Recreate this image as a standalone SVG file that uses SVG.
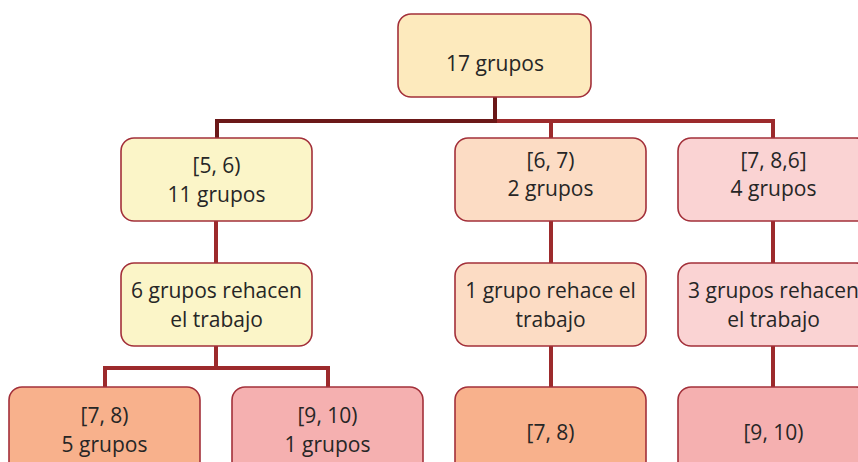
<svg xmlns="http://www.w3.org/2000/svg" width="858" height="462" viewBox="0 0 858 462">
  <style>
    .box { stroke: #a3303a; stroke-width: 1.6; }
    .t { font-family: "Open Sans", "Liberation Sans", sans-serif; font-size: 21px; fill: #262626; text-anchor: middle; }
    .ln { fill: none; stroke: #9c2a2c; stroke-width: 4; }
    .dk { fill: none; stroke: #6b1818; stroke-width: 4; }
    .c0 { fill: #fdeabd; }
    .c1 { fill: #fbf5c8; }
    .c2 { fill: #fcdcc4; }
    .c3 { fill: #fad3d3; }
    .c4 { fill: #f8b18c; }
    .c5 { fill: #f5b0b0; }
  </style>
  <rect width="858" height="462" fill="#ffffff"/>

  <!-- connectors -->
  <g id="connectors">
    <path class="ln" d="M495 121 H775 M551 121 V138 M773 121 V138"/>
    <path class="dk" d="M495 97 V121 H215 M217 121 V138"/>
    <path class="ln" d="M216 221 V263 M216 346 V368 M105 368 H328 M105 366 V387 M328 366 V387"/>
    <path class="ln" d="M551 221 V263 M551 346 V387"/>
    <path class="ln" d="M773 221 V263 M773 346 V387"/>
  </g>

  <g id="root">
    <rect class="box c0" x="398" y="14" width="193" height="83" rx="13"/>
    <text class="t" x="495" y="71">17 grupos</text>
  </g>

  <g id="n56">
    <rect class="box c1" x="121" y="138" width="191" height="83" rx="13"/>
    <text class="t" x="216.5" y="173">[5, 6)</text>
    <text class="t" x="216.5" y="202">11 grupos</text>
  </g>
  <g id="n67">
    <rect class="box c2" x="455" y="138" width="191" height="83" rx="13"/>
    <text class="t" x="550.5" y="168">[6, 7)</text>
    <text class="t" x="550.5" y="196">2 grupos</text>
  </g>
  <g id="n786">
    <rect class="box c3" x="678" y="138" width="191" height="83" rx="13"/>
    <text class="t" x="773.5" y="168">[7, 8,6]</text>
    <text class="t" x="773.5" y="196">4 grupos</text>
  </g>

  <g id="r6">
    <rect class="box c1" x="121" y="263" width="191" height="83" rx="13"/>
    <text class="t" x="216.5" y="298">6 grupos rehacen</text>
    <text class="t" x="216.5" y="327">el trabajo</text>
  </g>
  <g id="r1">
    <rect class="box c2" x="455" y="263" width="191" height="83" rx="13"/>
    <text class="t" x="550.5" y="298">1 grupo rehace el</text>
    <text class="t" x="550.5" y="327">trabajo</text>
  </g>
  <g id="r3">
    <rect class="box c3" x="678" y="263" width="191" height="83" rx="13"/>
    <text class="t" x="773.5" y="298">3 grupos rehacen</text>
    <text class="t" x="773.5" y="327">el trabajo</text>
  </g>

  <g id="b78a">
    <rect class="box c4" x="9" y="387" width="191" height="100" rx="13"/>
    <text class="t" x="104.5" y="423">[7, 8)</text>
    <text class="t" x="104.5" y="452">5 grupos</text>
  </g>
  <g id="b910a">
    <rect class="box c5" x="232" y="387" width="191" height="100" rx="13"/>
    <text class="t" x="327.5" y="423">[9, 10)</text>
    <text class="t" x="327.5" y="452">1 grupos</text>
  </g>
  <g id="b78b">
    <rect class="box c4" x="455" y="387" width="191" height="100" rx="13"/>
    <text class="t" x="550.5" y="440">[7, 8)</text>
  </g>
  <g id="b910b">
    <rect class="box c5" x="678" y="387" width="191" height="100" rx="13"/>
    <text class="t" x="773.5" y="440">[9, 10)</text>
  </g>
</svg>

## Problem description
Quote the material exactly. Pictures stay out.

## Finished answer
Recreate this image as a standalone SVG file that uses SVG.
<svg xmlns="http://www.w3.org/2000/svg" width="858" height="462" viewBox="0 0 858 462">
  <style>
    .box { stroke: #a3303a; stroke-width: 1.6; }
    .t { font-family: "Open Sans", "Liberation Sans", sans-serif; font-size: 21px; fill: #262626; text-anchor: middle; }
    .ln { fill: none; stroke: #9c2a2c; stroke-width: 4; }
    .dk { fill: none; stroke: #6b1818; stroke-width: 4; }
    .c0 { fill: #fdeabd; }
    .c1 { fill: #fbf5c8; }
    .c2 { fill: #fcdcc4; }
    .c3 { fill: #fad3d3; }
    .c4 { fill: #f8b18c; }
    .c5 { fill: #f5b0b0; }
  </style>
  <rect width="858" height="462" fill="#ffffff"/>

  <!-- connectors -->
  <g id="connectors">
    <path class="ln" d="M495 121 H775 M551 121 V138 M773 121 V138"/>
    <path class="dk" d="M495 97 V121 H215 M217 121 V138"/>
    <path class="ln" d="M216 221 V263 M216 346 V368 M105 368 H328 M105 366 V387 M328 366 V387"/>
    <path class="ln" d="M551 221 V263 M551 346 V387"/>
    <path class="ln" d="M773 221 V263 M773 346 V387"/>
  </g>

  <g id="root">
    <rect class="box c0" x="398" y="14" width="193" height="83" rx="13"/>
    <text class="t" x="495" y="71">17 grupos</text>
  </g>

  <g id="n56">
    <rect class="box c1" x="121" y="138" width="191" height="83" rx="13"/>
    <text class="t" x="216.5" y="173">[5, 6)</text>
    <text class="t" x="216.5" y="202">11 grupos</text>
  </g>
  <g id="n67">
    <rect class="box c2" x="455" y="138" width="191" height="83" rx="13"/>
    <text class="t" x="550.5" y="168">[6, 7)</text>
    <text class="t" x="550.5" y="196">2 grupos</text>
  </g>
  <g id="n786">
    <rect class="box c3" x="678" y="138" width="191" height="83" rx="13"/>
    <text class="t" x="773.5" y="168">[7, 8,6]</text>
    <text class="t" x="773.5" y="196">4 grupos</text>
  </g>

  <g id="r6">
    <rect class="box c1" x="121" y="263" width="191" height="83" rx="13"/>
    <text class="t" x="216.5" y="298">6 grupos rehacen</text>
    <text class="t" x="216.5" y="327">el trabajo</text>
  </g>
  <g id="r1">
    <rect class="box c2" x="455" y="263" width="191" height="83" rx="13"/>
    <text class="t" x="550.5" y="298">1 grupo rehace el</text>
    <text class="t" x="550.5" y="327">trabajo</text>
  </g>
  <g id="r3">
    <rect class="box c3" x="678" y="263" width="191" height="83" rx="13"/>
    <text class="t" x="773.5" y="298">3 grupos rehacen</text>
    <text class="t" x="773.5" y="327">el trabajo</text>
  </g>

  <g id="b78a">
    <rect class="box c4" x="9" y="387" width="191" height="100" rx="13"/>
    <text class="t" x="104.5" y="423">[7, 8)</text>
    <text class="t" x="104.5" y="452">5 grupos</text>
  </g>
  <g id="b910a">
    <rect class="box c5" x="232" y="387" width="191" height="100" rx="13"/>
    <text class="t" x="327.5" y="423">[9, 10)</text>
    <text class="t" x="327.5" y="452">1 grupos</text>
  </g>
  <g id="b78b">
    <rect class="box c4" x="455" y="387" width="191" height="100" rx="13"/>
    <text class="t" x="550.5" y="440">[7, 8)</text>
  </g>
  <g id="b910b">
    <rect class="box c5" x="678" y="387" width="191" height="100" rx="13"/>
    <text class="t" x="773.5" y="440">[9, 10)</text>
  </g>
</svg>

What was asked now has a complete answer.